Note: Call scheduler.step() after each batch (not epoch).

🔬 Visualization Tip

  • Plot LR over iterations: shows zigzag pattern
  • Overlay loss/accuracy to show impact of CLR
  • Highlight improved exploration + convergence

🧠 Bonus: CLR + 1Cycle Policy

  • Wrap CLR into a 1Cycle policy
  • Start low → peak → ramp down → near-zero
  • Extremely effective for CNNs and Transformers

CLR gives your optimizer a rhythmic heartbeat — tuned to learn smarter.

🔁 One-Cycle Policy

“Train like a rocket — launch, cruise, land.”

📍 Core Idea

In a One-Cycle Policy, both learning rate and momentum are dynamically controlled in a two-phase schedule:

One-Cycle Learning Rate Policy:

\[ \text{Phase 1 (Warm-up)}: \text{Low LR} \rightarrow \text{High LR} \] \[ \text{Phase 2 (Cool-down)}: \text{High LR} \rightarrow \text{Very Low LR} \]

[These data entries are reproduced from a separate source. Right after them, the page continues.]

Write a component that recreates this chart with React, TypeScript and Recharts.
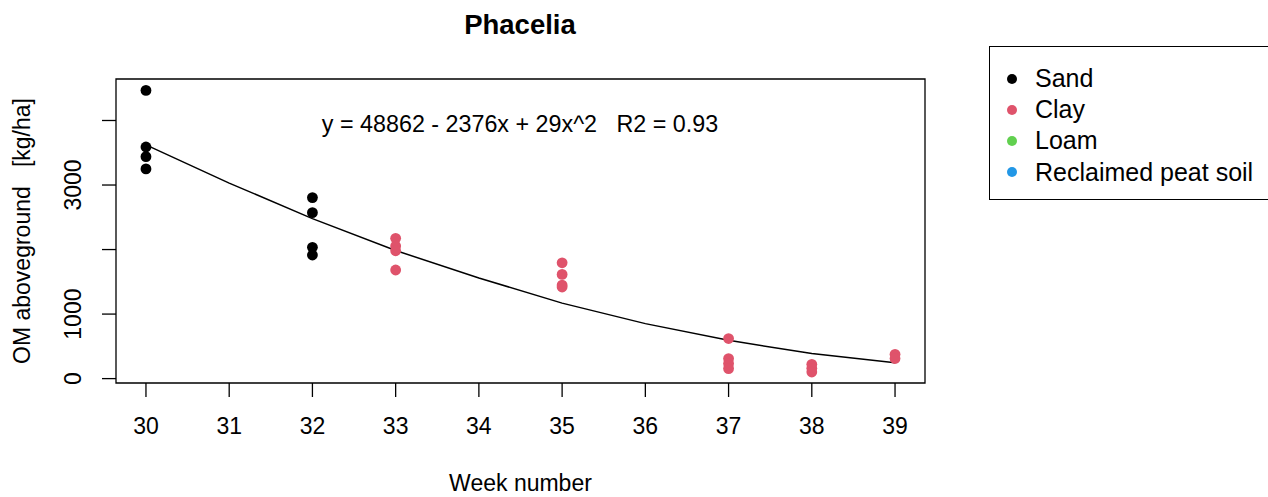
import React from 'react';
import { ComposedChart, XAxis, YAxis, Scatter, Line, ReferenceArea, Legend } from 'recharts';

const WEEKS = [30, 31, 32, 33, 34, 35, 36, 37, 38, 39];
const Y_TICKS = [0, 1000, 2000, 3000, 4000];
const Y_LABELS = [0, 1000, 3000];
const X_DOMAIN = [29.64, 39.36];
const Y_DOMAIN = [-68, 4643];

const SOIL_NAMES = ['Sand', 'Clay', 'Loam', 'Reclaimed peat soil'];
const SOIL_COLORS = ['#000000', '#DF536B', '#61D04F', '#2297E6'];

const SAND = [
  { week: 30, om: 4466 }, { week: 30, om: 3590 }, { week: 30, om: 3440 }, { week: 30, om: 3250 },
  { week: 32, om: 2805 }, { week: 32, om: 2572 }, { week: 32, om: 2034 }, { week: 32, om: 1915 },
];
const CLAY = [
  { week: 33, om: 2174 }, { week: 33, om: 2054 }, { week: 33, om: 1981 }, { week: 33, om: 1683 },
  { week: 35, om: 1795 }, { week: 35, om: 1615 }, { week: 35, om: 1449 }, { week: 35, om: 1420 },
  { week: 37, om: 621 }, { week: 37, om: 311 }, { week: 37, om: 233 }, { week: 37, om: 155 },
  { week: 38, om: 222 }, { week: 38, om: 160 }, { week: 38, om: 102 },
  { week: 39, om: 377 }, { week: 39, om: 311 },
];
const LOAM: { week: number; om: number }[] = [];
const PEAT: { week: number; om: number }[] = [];

// fitted curve, per week
const FIT_OM = [3622, 3030, 2480, 1985, 1560, 1170, 852, 593, 388, 244];
const FIT = WEEKS.map((w, i) => ({ week: w, om: FIT_OM[i] }));

const SERIES = [SAND, CLAY, LOAM, PEAT];

const FONT = '"Liberation Sans", Arial, sans-serif';

const Dot = (props: any) => <circle cx={props.cx} cy={props.cy} r={5.4} fill={props.fill} />;

const YTick = (props: any) => {
  const { y, payload } = props;
  if (!Y_LABELS.includes(payload.value)) return null;
  const x = 73.5;
  return (
    <text x={x} y={y} transform={`rotate(-90, ${x}, ${y})`} textAnchor="middle" dominantBaseline="central"
      fontSize={23} fontFamily={FONT} fill="#000">
      {payload.value}
    </text>
  );
};

// legend box runs off the right edge of the figure, so no right border
const LegendBox = () => (
  <div style={{
    borderTop: '1.3px solid #000', borderLeft: '1.3px solid #000', borderBottom: '1.3px solid #000',
    width: 300, height: 154, boxSizing: 'border-box', paddingTop: 16, fontFamily: FONT,
  }}>
    {SOIL_NAMES.map((n, i) => (
      <div key={n} style={{ display: 'flex', alignItems: 'center', height: 31.2, fontSize: 25, color: '#000' }}>
        <span style={{ width: 10, height: 10, borderRadius: '50%', background: SOIL_COLORS[i], marginLeft: 17, marginRight: 18 }} />
        <span>{n}</span>
      </div>
    ))}
  </div>
);

export default function App() {
  return (
    <div style={{ position: 'absolute', left: 0, top: 0, width: 1268, height: 497, overflow: 'hidden', background: '#fff' }}>
      <ComposedChart width={1268} height={497} margin={{ top: 79, right: 343, bottom: 0, left: 0 }}>
        <XAxis type="number" dataKey="week" domain={X_DOMAIN} ticks={WEEKS} allowDataOverflow
          axisLine={false} tickLine={{ stroke: '#000', strokeWidth: 1.3 }} tickSize={14} tickMargin={21} height={114}
          tick={{ fontSize: 23, fill: '#000', fontFamily: FONT }}
          label={{ value: 'Week number', position: 'insideBottom', offset: 6, fontSize: 23, fill: '#000', fontFamily: FONT }} />
        <YAxis type="number" dataKey="om" domain={Y_DOMAIN} ticks={Y_TICKS} allowDataOverflow width={116}
          axisLine={false} tickLine={{ stroke: '#000', strokeWidth: 1.3 }} tickSize={14} tick={<YTick />} />
        <ReferenceArea x1={X_DOMAIN[0]} x2={X_DOMAIN[1]} y1={Y_DOMAIN[0]} y2={Y_DOMAIN[1]}
          fill="none" stroke="#000" strokeWidth={1.3} fillOpacity={0} />
        {SERIES.map((d, i) => (
          <Scatter key={SOIL_NAMES[i]} name={SOIL_NAMES[i]} data={d} dataKey="om" fill={SOIL_COLORS[i]}
            shape={<Dot />} isAnimationActive={false} />
        ))}
        <Line data={FIT} dataKey="om" type="linear" stroke="#000" strokeWidth={1.5} dot={false}
          isAnimationActive={false} legendType="none" />
        <Legend layout="vertical" align="center" verticalAlign="middle" content={<LegendBox />}
          wrapperStyle={{ left: 989, top: 46, width: 300 }} />
        <text x={520} y={24} textAnchor="middle" dominantBaseline="central" fontSize={27.5} fontWeight="bold"
          fontFamily={FONT} fill="#000">Phacelia</text>
        <text x={520} y={124} textAnchor="middle" dominantBaseline="central" fontSize={23.3} fontFamily={FONT}
          fill="#000" style={{ whiteSpace: 'pre' }}>{'y = 48862 - 2376x + 29x^2   R2 = 0.93'}</text>
        <text x={22} y={231} transform="rotate(-90, 22, 231)" textAnchor="middle" dominantBaseline="central"
          fontSize={23} fontFamily={FONT} fill="#000" style={{ whiteSpace: 'pre' }}>{'OM aboveground   [kg/ha]'}</text>
      </ComposedChart>
    </div>
  );
}
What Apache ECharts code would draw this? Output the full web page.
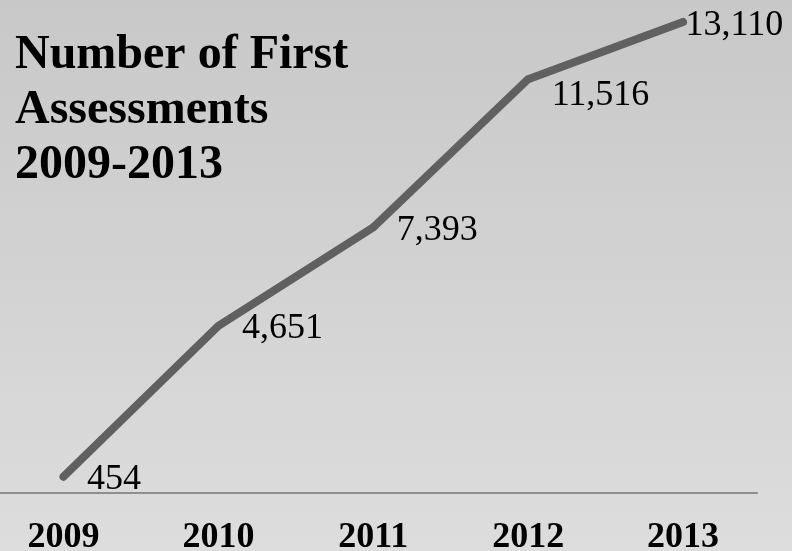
<!DOCTYPE html>
<html>
<head>
<meta charset="utf-8">
<script src="https://cdn.jsdelivr.net/npm/echarts@6/dist/echarts.min.js"></script>
<style>
  html, body { margin: 0; padding: 0; }
  #chart { width: 792px; height: 551px; }
</style>
</head>
<body>
<div id="chart"></div>
<script>
// Number of first assessments per year
const years = ['2009', '2010', '2011', '2012', '2013'];
const assessments = [454, 4651, 7393, 11516, 13110];

// Per-point nudges for the value labels [dx, dy]
const labelOffsets = [[0, 3], [0, 3], [0, 3], [0, 16], [-21, 4]];

const serif = '"Liberation Serif", "Times New Roman", serif';
const fmt = v => v.toLocaleString('en-US');

const chart = echarts.init(document.getElementById('chart'));
chart.setOption({
  animation: false,
  backgroundColor: {
    type: 'linear', x: 0, y: 0, x2: 0, y2: 1,
    colorStops: [
      { offset: 0, color: '#c8c8c8' },
      { offset: 1, color: '#dddddd' }
    ]
  },
  title: {
    text: 'Number of First\nAssessments\n2009-2013',
    left: 15,
    top: 28,
    padding: 0,
    textStyle: {
      fontFamily: serif,
      fontSize: 48,
      fontWeight: 'bold',
      lineHeight: 55,
      color: '#000'
    }
  },
  grid: [
    // plotting area: first and last year sit on the edges
    { left: 63.5, right: 109, top: 0, bottom: 58, outerBoundsMode: 'none' },
    // wider band that only carries the baseline rule
    { left: 0, right: 35, top: 0, bottom: 58, outerBoundsMode: 'none' }
  ],
  xAxis: [{
    type: 'category',
    gridIndex: 0,
    data: years,
    boundaryGap: false,
    axisLine: { show: false },
    axisTick: { show: false },
    axisLabel: {
      margin: 27,
      fontFamily: serif,
      fontSize: 36,
      fontWeight: 'bold',
      color: '#000'
    }
  }, {
    type: 'value',
    gridIndex: 1,
    min: 0,
    max: 1,
    axisLine: { show: true, lineStyle: { color: '#8e8e8e', width: 2 } },
    axisTick: { show: false },
    axisLabel: { show: false },
    splitLine: { show: false }
  }],
  yAxis: [{
    type: 'value',
    gridIndex: 0,
    min: 0,
    max: 13720,
    show: false,
    splitLine: { show: false }
  }, {
    type: 'value',
    gridIndex: 1,
    show: false,
    splitLine: { show: false }
  }],
  series: [{
    type: 'line',
    xAxisIndex: 0,
    yAxisIndex: 0,
    data: assessments.map((v, i) => ({
      value: v,
      label: { offset: labelOffsets[i] }
    })),
    symbol: 'circle',
    symbolSize: 7,
    itemStyle: { color: '#606060' },
    lineStyle: { color: '#606060', width: 8, cap: 'round', join: 'round' },
    label: {
      show: true,
      position: 'right',
      distance: 20,
      formatter: p => fmt(p.value),
      fontFamily: serif,
      fontSize: 36,
      color: '#000'
    },
    clip: false,
    z: 3
  }]
});
</script>
</body>
</html>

Optionally: Momentum does the inverse sweep (high → low → high).

🧠 Why It Works

Mechanism Benefit
🔼 Early LR ramp-up Broad exploration; prevents early overfitting
🔽 Sharp cooldown Fine-tunes weights with tiny steps
🚫 No plateaus Big mid-LR knocks model out of flat zones
🔁 Momentum flip Pushes early, softens late

📊 Research-Backed Advantages

  • 2–3× faster convergence vs fixed LR
  • Better generalization on NLP, CV, and fine-tuned models
  • Reduces need for meticulous LR tuning
  • Works well with SGD and Adam
  • Robust with small batch sizes

Introduced by Leslie Smith (2018) in “A disciplined approach to neural network hyper-parameters.”

📦 PyTorch Example (SGD + 1Cycle)

from torch.optim.lr_scheduler import OneCycleLR

optimizer = torch.optim.SGD(model.parameters(), lr=0.01, momentum=0.9)
scheduler = OneCycleLR(optimizer, max_lr=0.01, total_steps=1000)

for x, y in dataloader:
    ...
    optimizer.step()
    scheduler.step()

Note: Call scheduler.step() once per batch, not per epoch.

🔬 Visualization Tip

  • Plot LR schedule — forms a mountain peak (rise & fall)
  • Overlay training loss — highlight smoother convergence
  • Compare with flat or exponential decay

✅ Summary: One-Cycle vs Fixed

Feature One-Cycle Fixed LR
Exploration ✅ Wide early search ❌ Limited
Convergence Speed ✅ Faster ❌ Slower
Generalization ✅ Often better ❌ Overfit risk
Hyperparameter Tuning ✅ Minimal ❌ Manual decay required
Popular Use ✅ CNNs, BERT, LSTMs 🟡 Still common

One-Cycle gives you sharp, stable training with fewer epochs — and better generalization.